In the case where the data consist of a mixture of two different locations within X and Y, models that show a clear break point—as opposed to a homogeneous fraction of outliers in each block—are more difficult to recover for Merge & Reduce, especially if the model includes an intercept term. In such a situation, employing approaches like tests for structural breaks [55] or equivalence testing [17, 34] for regression models might be beneficial. These procedures typically require access to the whole data set at once, making a transfer to the Merge & Reduce framework, possibly in combination with a suitable measure for the goodness of fit, an interesting open problem.

M&R approach 3 is suitable for frequentist linear regression models and is able to recover the original model exactly. M&R approaches 1 and 2 are suitable for a variety of frequentist and Bayesian regression models, respectively. For both approaches, the goodness of the approximation depends on both the ratio of observations per block and variables \(\frac{n_b}{d}\) and the goodness-of-fit of the original model. The first condition can easily be controlled by the data analyst, especially in a setting with large n. The second condition may require care when building the model. Both conditions are also present when employing regular regression analysis, albeit in slightly weaker form. Future work may focus on designing and extending the statistical models tractable in the Merge & Reduce framework to classification [41, 45], clustering [49] and topic modeling [7].
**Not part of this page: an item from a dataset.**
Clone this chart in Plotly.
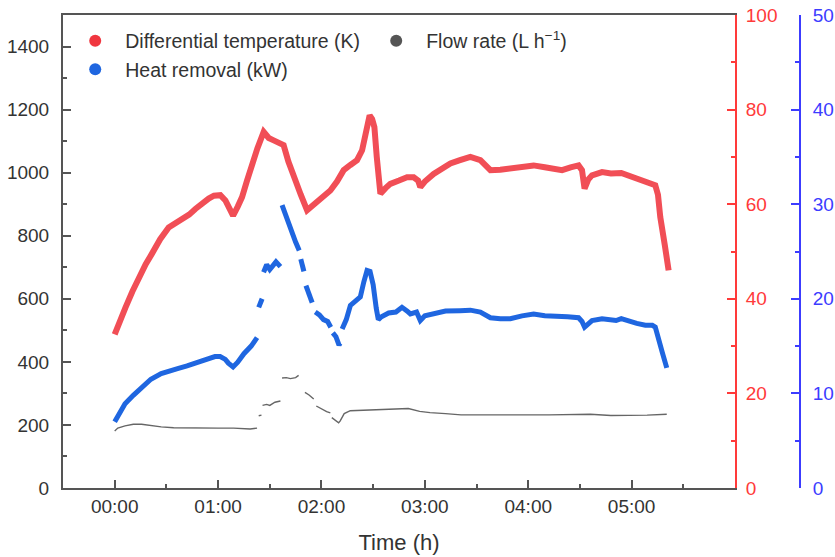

For massively large data not fitting into internal memory, analyzing the entire data set becomes tedious or may not be possible at all, whereas the Merge & Reduce scheme enables the data analysis by performing the computations on small, efficiently tractable batches. The same is true for analyzing moderate amounts of data on severely resource-restricted computational devices like mobile phones or mobile sensors. Additionally we pointed out that the scheme is also applicable in parallel or distributed settings. This underlines the versatility of the Merge & Reduce scheme beyond classical statistical data analysis.